BADR applies when you dispose of shares in a personal trading company or sell business assets as a sole trader or partnership. You must have owned the business and been an employee or officer for at least two years before the disposal. The relief is a lifetime allowance: once you have used £1 million of qualifying gains, any further gains are taxed at normal rates. The £1 million limit has been frozen since March 2020, so inflation has already eroded its real value.
A common trap catches owner-managers who hold shares through a nominee or a holding company structure. To qualify, you must hold at least 5% of the ordinary share capital and voting rights directly, and be entitled to at least 5% of distributable profits and assets on a winding up. If you have a separate holding company that owns your trading subsidiary, HMRC may treat that as a disqualifying intermediary. Check your share register now, not the week before exchange.
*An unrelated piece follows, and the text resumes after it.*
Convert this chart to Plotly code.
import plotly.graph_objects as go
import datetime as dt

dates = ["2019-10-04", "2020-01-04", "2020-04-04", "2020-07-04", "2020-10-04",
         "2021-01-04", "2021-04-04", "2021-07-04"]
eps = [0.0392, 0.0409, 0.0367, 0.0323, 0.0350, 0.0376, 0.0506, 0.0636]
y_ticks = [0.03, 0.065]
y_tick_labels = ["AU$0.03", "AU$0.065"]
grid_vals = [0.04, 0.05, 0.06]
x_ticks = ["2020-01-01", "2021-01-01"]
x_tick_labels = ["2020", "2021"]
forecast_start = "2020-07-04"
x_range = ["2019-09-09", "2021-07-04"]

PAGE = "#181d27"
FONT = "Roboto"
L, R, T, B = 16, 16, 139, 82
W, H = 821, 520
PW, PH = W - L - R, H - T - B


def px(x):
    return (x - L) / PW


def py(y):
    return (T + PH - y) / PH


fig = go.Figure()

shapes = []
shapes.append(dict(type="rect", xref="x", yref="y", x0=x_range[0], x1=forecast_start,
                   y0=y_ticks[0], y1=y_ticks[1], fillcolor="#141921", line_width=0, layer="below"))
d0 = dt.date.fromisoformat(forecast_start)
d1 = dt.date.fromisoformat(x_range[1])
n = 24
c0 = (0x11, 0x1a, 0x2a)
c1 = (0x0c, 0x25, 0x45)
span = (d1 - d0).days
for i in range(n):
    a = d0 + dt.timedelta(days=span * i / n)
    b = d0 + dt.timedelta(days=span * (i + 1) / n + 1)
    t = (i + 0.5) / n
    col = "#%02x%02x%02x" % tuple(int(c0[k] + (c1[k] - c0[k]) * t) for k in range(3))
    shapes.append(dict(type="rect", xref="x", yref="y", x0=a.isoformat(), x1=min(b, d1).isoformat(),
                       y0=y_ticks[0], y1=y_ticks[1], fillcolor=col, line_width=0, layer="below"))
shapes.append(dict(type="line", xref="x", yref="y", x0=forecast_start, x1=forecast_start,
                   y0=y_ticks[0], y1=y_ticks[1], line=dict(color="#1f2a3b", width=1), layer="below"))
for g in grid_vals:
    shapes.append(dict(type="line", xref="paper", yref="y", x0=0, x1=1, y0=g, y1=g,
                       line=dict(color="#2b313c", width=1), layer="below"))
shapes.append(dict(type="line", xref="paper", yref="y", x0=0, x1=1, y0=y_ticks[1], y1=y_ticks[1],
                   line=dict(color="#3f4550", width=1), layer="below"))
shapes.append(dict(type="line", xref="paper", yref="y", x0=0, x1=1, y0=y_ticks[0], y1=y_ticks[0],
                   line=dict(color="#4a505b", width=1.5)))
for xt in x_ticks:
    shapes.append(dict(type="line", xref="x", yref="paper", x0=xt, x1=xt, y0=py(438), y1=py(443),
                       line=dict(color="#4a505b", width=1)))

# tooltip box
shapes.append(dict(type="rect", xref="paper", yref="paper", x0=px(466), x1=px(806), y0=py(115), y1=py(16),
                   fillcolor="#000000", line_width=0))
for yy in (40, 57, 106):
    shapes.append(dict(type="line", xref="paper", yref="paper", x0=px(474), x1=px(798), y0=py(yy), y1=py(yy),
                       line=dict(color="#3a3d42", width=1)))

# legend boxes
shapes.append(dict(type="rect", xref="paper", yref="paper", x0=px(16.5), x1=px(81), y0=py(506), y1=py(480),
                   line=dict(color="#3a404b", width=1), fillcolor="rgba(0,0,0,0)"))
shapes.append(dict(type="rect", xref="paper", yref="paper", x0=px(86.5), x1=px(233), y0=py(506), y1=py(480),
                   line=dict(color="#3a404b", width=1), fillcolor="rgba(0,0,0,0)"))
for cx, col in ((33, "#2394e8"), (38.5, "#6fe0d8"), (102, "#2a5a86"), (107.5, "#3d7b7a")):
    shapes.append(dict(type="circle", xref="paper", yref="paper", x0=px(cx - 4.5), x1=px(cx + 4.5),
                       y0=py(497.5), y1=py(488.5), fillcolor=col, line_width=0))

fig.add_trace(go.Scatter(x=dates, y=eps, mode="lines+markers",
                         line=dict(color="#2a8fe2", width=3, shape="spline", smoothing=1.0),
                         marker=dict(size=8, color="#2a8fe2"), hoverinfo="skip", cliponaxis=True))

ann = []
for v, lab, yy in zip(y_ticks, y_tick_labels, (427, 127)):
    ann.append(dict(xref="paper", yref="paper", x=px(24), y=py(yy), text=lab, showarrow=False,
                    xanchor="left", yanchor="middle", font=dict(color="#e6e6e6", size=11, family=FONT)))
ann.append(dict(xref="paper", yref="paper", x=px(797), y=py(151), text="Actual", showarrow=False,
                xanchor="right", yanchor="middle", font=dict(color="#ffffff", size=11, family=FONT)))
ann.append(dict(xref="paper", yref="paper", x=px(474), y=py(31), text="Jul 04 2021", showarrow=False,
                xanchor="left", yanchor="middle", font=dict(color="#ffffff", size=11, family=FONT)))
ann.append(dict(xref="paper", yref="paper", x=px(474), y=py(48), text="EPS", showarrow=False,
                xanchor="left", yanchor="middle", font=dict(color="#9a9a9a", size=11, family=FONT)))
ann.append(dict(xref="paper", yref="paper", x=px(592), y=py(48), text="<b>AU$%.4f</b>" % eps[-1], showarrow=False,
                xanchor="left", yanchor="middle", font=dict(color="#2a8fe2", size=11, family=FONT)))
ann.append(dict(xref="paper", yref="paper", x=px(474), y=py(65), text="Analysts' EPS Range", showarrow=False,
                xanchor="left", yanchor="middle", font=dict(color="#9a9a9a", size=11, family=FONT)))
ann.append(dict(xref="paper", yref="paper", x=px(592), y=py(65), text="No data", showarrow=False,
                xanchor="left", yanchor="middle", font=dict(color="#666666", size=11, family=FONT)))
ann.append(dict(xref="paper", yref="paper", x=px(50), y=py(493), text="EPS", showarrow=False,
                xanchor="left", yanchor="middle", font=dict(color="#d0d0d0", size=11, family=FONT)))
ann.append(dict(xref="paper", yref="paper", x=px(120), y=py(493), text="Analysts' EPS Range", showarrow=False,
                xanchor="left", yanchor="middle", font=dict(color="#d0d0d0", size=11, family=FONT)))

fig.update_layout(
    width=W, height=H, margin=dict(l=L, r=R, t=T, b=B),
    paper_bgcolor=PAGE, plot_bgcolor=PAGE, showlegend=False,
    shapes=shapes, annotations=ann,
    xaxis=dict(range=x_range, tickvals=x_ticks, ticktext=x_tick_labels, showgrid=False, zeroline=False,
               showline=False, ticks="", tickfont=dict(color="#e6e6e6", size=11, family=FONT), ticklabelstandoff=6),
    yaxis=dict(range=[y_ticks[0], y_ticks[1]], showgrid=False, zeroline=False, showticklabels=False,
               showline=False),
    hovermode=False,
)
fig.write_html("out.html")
Consider a practical example. A software company director sells 100% of her shares for £1.8 million in 2026/27. Her base cost is negligible, so the gain is £1.8 million. After deducting the annual exempt amount of £3,000, the first £1 million of gain is taxed at 18% (BADR, from 6 April 2026) and the remaining £797,000 at 20%. The total CGT bill is £180,000 plus £159,400, equalling £339,400. Without BADR, the entire gain would be taxed at 20%, costing £359,400. The relief saves £20,000. A comparable sale completed before 6 April 2026, when BADR was 14%, would have attracted a bill of £299,400 and saved £60,000.
BADR also covers disposals of goodwill and certain business assets for sole traders and partnerships. But beware: if you sell goodwill to a company you control, the relief is specifically denied. That structure was common before 2015 and HMRC now treats it as a tax avoidance arrangement. You should also note the "significant commercial interdependence" rule if you run multiple businesses through separate companies. HMRC may treat them as a single business for the two-year qualifying period test, which can help or hinder depending on your facts.
From 6 April 2026, the BADR rate is 18% (having risen from 14% in 2025/26). If you are planning an exit, now is the time to review your share structure, ensure you meet the 5% tests, and consider whether a full sale or a staged disposal better suits your tax position. BADR applies only to disposals that transfer control of the whole business, so selling shares in tranches over several years may not qualify.
For UK business owners across all sectors, BADR is the single most powerful tax relief on exit. A properly timed and structured sale can save five figures or more. At 18% in 2026/27, the rate is no longer at its historical low, but the saving against the full 20% rate remains real for qualifying disposals.